For people who are in the middle-income range — making more than $45,960 a year for one person and up to at least $94,200 for a family of four — going over those set totals by just $10 would mean the taxpayer has to return every cent of the subsidy during the months income exceeded the allowance.
At first, Congress had limited the payback to the government at $3,500, but the most recent tinkering of the Affordable Care Act shows that it’s now unlimited.
In Archambault’s hypothetical example, one of the couple receives a small promotion and doesn’t remember to notify the IRS. Although the couple has paid $5,700 for insurance during the year, they are still required to pay back the $8,061 tax credit and are billed for interest and penalties. If the couple is unable to pay, the IRS can, as it often does, resort to wage garnishments, bank account seizures and liens, Archambault wrote.
Receiving an Obamacare subsidy also means parting with personal information that even your own family members might not possess.
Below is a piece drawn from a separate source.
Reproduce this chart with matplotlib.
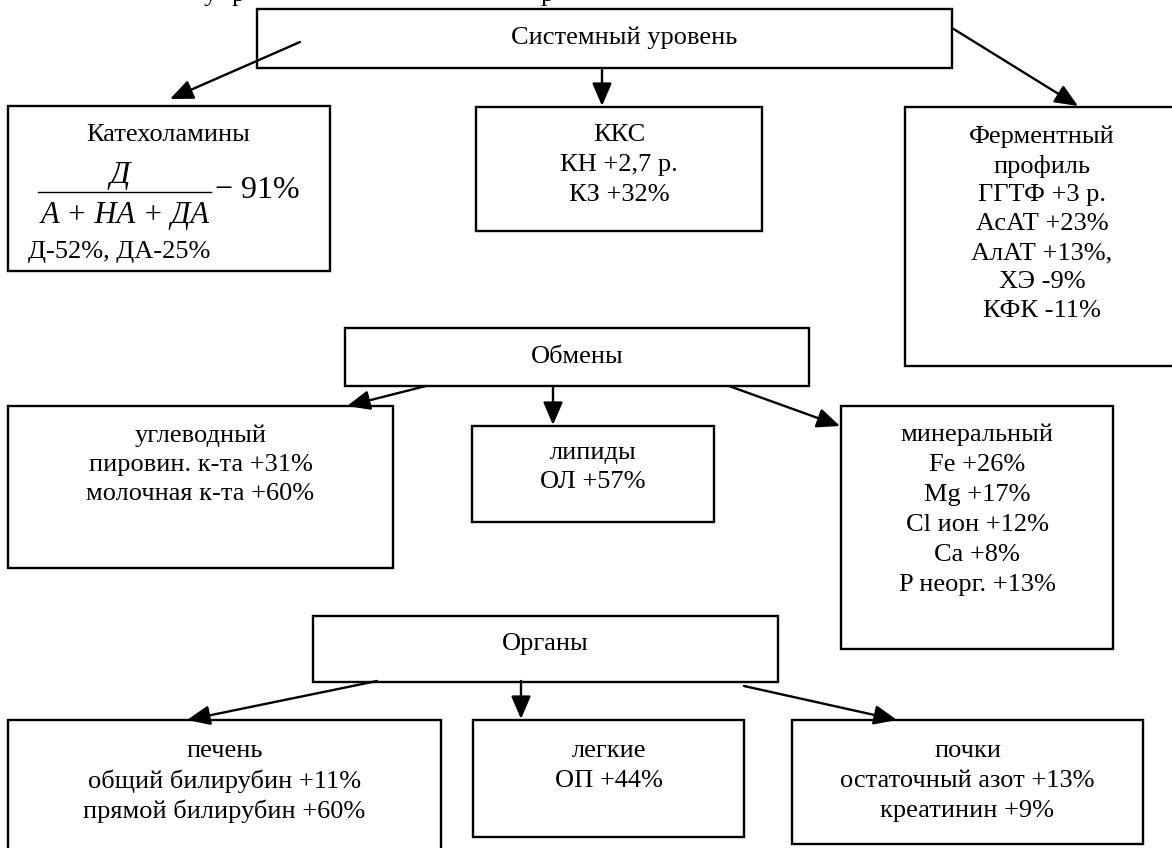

A standard insurance application asks for basic facts: name, age, gender, address, whether you are a college student or have an employer offer of insurance, Social Security number and a list of family members.
But apply for an Obamacare tax credit and the government wants to know:
- Pension and retirement account information
- Social Security payments
- Alimony payments
- Investment information
- Family structure and living arrangement
- Foster care information
And, if you are self-employed:
- Vehicle expenses
- Property or business insurance
- Interest collected
- Rent or lease of business property
- Contract labor
- Business activity such as commissions, licenses and fees
- Business travel and meals
- Legal and professional services
“The potential for abuse is staggering,” Stephen Parente and Paul Howard wrote in a recent USA Todayopinion piece. Parente is a professor with the University of Minnesota and Howard, a director with the Manhattan Institute.
Some of this abuse may have started already as thousands of Social Security numbers and other data have been released inadvertently by the IRS during the past few years, according to media reports.